Debt debate may endanger National Flood Insurance Program
The clock is ticking for the National Flood Insurance Program.
There is growing concern that the federal debt debate, which has sucked lawmakers into political warfare about federal spending, could spell trouble for the flood insurance program. The program is set to expire Sept. 30. Congress must periodically renew the program, which has more than 5.6 million policyholders.
The National Flood Insurance Program provides home, renter’s and business flood insurance in more than 21,000 communities nationwide.
Program being ‘kicked like a can’
With the bigger threat of the debt crisis, the flood insurance program is getting “kicked like a can down the street,” says Marguerite Tortorello, a spokeswoman for the Property Casualty Insurers Association of America, which lobbies for insurance interests.
Earlier this year, the U.S. House overwhelmingly passed a five-year extension of the flood insurance program, with broad support from Republicans and Democrats.
Now, the U.S. Senate Banking Committee is finalizing its own flood insurance bill, although it has been “delayed for at least a week and could be pushed back until early September,” according to PropertyCasualty360.com. Congress is scheduled to take a break from Aug. 8 to Sept. 5.
A Senate Banking Committee staff member who declined to be identified says the committee is working on passing an interim extension (two months to one year) before the flood insurance program is set to expire Sept. 30.
‘Too big to fail’
Terry Tyson, president of Flood Smart Insurance, says that after 30 years of selling flood insurance, he thinks the flood insurance program has become “too big to fail.” The program is important because any mortgaged home in a flood-prone area is required by federal law to carry flood insurance.
“The flood program is so interwoven with the mortgage world, I couldn’t imagine what it would be like if they shut the program down,” Tyson says.

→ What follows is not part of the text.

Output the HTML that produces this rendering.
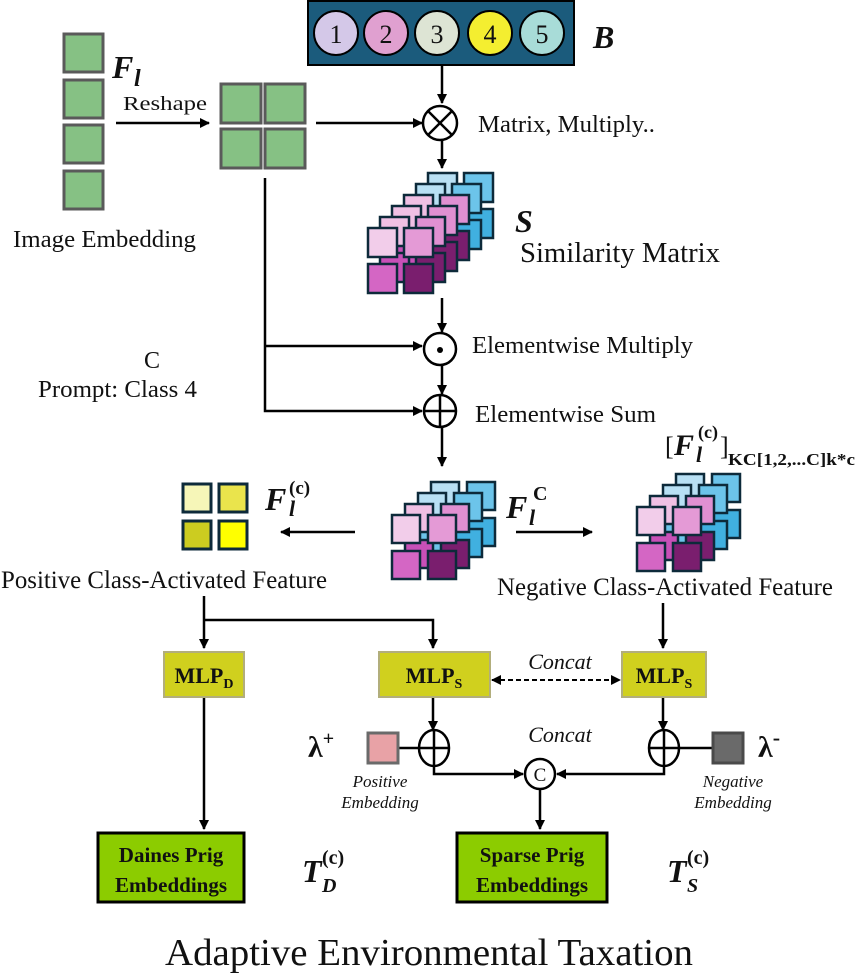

Tortorello, the Property Casualty Insurers Association spokeswoman, says expiration of the program would trigger insurance companies to start mailing coverage termination notices and could derail closings of home sales.
Without the National Flood Insurance Program, homeowners can’t get flood insurance and although private companies could pick up the low-risk policies, “the risky ones would become almost unaffordable,” Tyson says.
Tyson’s advice for homeowners, renters and business owners who have flood insurance: Don’t worry. “Steady as she goes; it will get back on the books,” Tyson says. “Just wait it out.”
An expiration of the flood insurance program is not unprecedented. Last year, the program expired for a total of 53 days. When it finally was reauthorized, the coverage was applied retroactively to those 53 days.
Program swimming in debt
The National Flood Insurance Program was created in response to the rising cost of disaster relief for flood victims; it’s managed by Federal Emergency Management Agency (FEMA). Through the program, private insurance companies write and handle federally backed flood insurance policies under their own brand names. No matter which carrier issues the flood insurance policy, the coverage, rates and general conditions are the same.
The program, subsidized by federal loans, is nearly $18 billion in debt.
The average flood policy cost about $600 in 2010, but the average total claim paid over the past five years was nearly $34,000, according to federal data.
A home in the flood insurance program can be insured for up to $250,000 and its contents for up to $100,000, according to FEMA figures from 2010. Renters can cover belongings up to $100,000. Commercial property owners can insure a building for up to $500,000 and its contents for up to $500,000.
Officials at FEMA declined to comment on the pending expiration of the flood insurance program and forwarded interview requests to congressional leaders. Congressional leaders also couldn’t be reached for comment.